Multiplexing-oriented nonlinear plasmon-assisted MoS$_2$ metasurfaces driven by the quasi bound states in the continuum

Rapid progress in nanofabrication techniques has enabled many novel optical characteristics for metasurfaces. However, the research of nonlinear plasmonic metasurfaces is still rather superficial, due to the lack of a clear physical picture to depict their working mechanisms. Here we provide a comprehensive theoretical study on the properties of nonlinear plasmon-assisted MoS$_2$ hybrid metasurfaces that originate from the bound states in the continuum (BICs), from the perspective of both classical and quantum approaches. New mechanisms to identify and create the trapped resonances that fueled by BICs are elaborated.

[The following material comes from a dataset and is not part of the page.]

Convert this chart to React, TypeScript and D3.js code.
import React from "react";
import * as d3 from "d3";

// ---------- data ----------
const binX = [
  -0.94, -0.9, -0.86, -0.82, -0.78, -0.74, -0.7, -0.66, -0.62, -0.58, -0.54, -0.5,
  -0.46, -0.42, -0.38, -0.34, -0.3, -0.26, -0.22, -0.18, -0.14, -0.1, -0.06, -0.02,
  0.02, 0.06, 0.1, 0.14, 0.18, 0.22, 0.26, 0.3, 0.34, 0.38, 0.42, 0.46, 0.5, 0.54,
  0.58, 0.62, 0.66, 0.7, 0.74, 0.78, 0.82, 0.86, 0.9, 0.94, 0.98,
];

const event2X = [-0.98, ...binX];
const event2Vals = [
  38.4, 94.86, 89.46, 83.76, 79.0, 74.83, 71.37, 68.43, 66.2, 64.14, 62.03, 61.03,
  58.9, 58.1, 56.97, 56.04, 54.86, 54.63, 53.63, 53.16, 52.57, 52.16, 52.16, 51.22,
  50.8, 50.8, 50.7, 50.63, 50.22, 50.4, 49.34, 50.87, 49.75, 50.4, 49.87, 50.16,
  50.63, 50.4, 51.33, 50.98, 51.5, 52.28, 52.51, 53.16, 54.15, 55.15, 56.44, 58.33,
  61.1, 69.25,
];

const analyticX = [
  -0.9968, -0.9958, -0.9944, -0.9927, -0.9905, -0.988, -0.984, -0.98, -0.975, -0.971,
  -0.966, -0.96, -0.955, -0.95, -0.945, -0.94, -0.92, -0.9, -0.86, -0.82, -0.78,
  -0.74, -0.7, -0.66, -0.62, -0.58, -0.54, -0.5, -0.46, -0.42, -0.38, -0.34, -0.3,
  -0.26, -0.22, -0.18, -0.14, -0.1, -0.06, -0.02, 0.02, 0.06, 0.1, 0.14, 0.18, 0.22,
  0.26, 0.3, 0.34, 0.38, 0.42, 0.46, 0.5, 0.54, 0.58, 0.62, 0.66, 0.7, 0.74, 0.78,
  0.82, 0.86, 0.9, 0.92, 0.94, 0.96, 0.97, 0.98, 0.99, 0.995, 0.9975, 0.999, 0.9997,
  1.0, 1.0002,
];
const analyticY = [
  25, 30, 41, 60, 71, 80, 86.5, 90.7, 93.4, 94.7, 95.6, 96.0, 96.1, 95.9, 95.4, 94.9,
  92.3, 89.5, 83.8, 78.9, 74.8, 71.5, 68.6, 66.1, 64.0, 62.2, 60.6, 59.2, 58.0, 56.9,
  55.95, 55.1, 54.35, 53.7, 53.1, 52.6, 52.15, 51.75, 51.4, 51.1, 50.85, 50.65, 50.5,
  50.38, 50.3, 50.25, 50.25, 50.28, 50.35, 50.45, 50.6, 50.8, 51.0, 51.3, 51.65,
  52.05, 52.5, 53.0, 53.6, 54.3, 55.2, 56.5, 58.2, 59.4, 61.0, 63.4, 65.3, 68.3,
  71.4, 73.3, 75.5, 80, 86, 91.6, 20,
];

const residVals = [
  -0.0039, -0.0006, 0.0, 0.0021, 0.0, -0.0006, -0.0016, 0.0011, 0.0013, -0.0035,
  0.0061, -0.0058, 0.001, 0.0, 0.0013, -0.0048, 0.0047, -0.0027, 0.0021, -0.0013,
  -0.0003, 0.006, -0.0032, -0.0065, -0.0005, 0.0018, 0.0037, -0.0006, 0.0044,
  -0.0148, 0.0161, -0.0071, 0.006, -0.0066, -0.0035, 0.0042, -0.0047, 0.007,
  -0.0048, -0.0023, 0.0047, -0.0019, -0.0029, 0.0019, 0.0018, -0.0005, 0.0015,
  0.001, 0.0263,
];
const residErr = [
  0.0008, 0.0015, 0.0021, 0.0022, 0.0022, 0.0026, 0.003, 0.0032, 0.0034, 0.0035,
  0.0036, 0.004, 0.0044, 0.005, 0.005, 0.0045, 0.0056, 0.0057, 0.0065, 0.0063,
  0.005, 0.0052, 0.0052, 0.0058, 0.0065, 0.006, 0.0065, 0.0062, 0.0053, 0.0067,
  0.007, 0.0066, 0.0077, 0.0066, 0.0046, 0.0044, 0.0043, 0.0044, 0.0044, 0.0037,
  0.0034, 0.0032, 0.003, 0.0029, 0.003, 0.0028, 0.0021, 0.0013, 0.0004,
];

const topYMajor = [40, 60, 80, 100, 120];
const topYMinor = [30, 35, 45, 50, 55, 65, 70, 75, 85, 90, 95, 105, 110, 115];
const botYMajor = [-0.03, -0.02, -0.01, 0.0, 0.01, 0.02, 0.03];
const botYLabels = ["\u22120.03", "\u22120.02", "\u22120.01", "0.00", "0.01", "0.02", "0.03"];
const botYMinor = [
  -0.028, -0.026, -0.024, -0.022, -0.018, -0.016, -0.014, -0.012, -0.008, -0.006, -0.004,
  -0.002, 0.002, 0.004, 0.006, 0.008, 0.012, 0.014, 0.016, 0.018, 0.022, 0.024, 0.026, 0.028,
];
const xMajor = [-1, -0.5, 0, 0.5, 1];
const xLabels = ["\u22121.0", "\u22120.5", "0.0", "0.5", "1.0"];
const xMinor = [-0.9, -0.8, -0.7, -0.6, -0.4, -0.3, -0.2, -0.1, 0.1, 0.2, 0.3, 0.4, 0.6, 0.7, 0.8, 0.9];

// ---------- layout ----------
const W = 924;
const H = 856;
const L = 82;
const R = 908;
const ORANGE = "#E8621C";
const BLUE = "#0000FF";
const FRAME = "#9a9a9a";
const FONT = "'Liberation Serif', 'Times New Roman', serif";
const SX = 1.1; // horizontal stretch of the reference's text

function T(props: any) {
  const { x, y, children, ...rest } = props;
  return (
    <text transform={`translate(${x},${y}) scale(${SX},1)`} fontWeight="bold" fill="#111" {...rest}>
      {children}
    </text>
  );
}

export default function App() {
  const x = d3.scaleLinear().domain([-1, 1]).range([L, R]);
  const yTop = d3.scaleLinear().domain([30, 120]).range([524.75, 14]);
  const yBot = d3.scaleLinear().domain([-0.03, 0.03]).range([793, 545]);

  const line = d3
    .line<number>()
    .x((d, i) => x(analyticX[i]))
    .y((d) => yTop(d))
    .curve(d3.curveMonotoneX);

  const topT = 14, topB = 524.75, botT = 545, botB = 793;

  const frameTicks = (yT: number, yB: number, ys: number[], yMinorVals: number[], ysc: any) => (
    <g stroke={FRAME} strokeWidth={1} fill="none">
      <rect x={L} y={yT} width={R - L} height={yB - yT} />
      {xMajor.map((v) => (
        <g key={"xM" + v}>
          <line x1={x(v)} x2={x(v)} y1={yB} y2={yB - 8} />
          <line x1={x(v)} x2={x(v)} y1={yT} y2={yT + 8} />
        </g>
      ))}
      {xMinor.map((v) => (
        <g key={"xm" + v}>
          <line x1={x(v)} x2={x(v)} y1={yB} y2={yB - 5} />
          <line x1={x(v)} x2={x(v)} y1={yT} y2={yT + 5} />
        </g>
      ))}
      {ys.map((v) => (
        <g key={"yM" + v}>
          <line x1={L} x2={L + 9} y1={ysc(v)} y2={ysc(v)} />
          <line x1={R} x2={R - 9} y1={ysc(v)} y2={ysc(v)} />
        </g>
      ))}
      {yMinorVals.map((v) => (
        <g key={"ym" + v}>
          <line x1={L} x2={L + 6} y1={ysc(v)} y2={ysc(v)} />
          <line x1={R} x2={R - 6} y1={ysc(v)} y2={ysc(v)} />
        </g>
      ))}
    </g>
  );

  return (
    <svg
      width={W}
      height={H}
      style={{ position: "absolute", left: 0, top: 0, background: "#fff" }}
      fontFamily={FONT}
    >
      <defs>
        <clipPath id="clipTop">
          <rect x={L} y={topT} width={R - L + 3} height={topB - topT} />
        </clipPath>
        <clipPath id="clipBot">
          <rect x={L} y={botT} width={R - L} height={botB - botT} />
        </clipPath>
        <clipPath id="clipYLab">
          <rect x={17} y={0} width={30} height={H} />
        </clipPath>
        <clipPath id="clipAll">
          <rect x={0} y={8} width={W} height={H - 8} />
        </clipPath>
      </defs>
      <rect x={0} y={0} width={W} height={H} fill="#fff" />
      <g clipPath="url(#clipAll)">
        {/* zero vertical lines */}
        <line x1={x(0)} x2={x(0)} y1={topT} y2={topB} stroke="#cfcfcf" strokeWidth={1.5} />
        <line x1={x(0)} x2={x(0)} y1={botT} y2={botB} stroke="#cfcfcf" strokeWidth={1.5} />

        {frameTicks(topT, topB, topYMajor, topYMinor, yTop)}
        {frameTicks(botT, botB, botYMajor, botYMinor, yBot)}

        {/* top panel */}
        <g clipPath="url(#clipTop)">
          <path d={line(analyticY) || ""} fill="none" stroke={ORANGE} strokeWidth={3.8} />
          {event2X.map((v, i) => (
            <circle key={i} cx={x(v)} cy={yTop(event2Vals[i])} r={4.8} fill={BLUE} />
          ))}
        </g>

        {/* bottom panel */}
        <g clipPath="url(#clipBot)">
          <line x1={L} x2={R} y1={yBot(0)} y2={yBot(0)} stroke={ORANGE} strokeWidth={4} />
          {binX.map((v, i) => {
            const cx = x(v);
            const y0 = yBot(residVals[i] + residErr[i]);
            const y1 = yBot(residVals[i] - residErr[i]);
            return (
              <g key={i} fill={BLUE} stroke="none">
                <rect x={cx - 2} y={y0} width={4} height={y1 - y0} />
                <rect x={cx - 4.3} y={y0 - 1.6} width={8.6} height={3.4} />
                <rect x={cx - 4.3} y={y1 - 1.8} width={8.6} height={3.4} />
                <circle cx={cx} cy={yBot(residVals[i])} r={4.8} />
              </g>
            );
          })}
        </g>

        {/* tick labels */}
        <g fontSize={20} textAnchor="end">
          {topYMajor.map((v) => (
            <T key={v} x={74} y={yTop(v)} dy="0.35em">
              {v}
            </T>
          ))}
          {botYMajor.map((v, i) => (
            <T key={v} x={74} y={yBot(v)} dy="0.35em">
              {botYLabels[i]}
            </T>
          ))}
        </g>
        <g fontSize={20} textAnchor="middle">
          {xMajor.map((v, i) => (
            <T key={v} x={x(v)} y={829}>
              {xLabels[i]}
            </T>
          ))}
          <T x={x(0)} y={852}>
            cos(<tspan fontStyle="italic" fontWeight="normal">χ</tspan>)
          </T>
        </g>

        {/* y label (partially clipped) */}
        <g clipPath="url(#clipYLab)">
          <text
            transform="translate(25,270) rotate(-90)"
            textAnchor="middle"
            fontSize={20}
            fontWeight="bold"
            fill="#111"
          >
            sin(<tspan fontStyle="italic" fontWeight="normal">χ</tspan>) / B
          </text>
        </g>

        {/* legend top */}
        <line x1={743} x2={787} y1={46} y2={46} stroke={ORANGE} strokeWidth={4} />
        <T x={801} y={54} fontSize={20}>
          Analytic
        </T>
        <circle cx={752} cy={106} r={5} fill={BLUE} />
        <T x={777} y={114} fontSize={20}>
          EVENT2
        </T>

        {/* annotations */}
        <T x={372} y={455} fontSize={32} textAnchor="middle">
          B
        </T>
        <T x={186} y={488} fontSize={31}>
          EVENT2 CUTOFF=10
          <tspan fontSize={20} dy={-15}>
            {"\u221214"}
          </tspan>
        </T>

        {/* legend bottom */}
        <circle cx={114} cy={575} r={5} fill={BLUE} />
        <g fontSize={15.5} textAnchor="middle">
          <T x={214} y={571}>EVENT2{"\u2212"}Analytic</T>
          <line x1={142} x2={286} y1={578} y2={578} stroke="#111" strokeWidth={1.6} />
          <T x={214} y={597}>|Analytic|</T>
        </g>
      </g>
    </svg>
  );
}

By exploiting the sharp resonances of light-capturing modes, we demonstrate that the optical nonlinearity can be significantly boosted and smartly tuned. Utilizing both the plasmon-polariton resonance and plasmonic quasi-BICs, ultra-high nonlinear susceptibilities at different wavelength windows can be obtained at the same time. This wavelength-multiplexed nonlinear metasurfaces have many potential applications in frequency metrology, timing characterization, quantum information, etc, where multiple color signals need to be nonlinearly processed simultaneously. This work will also raise deeper exploration and lead new directions for experimental plasmonic BICs.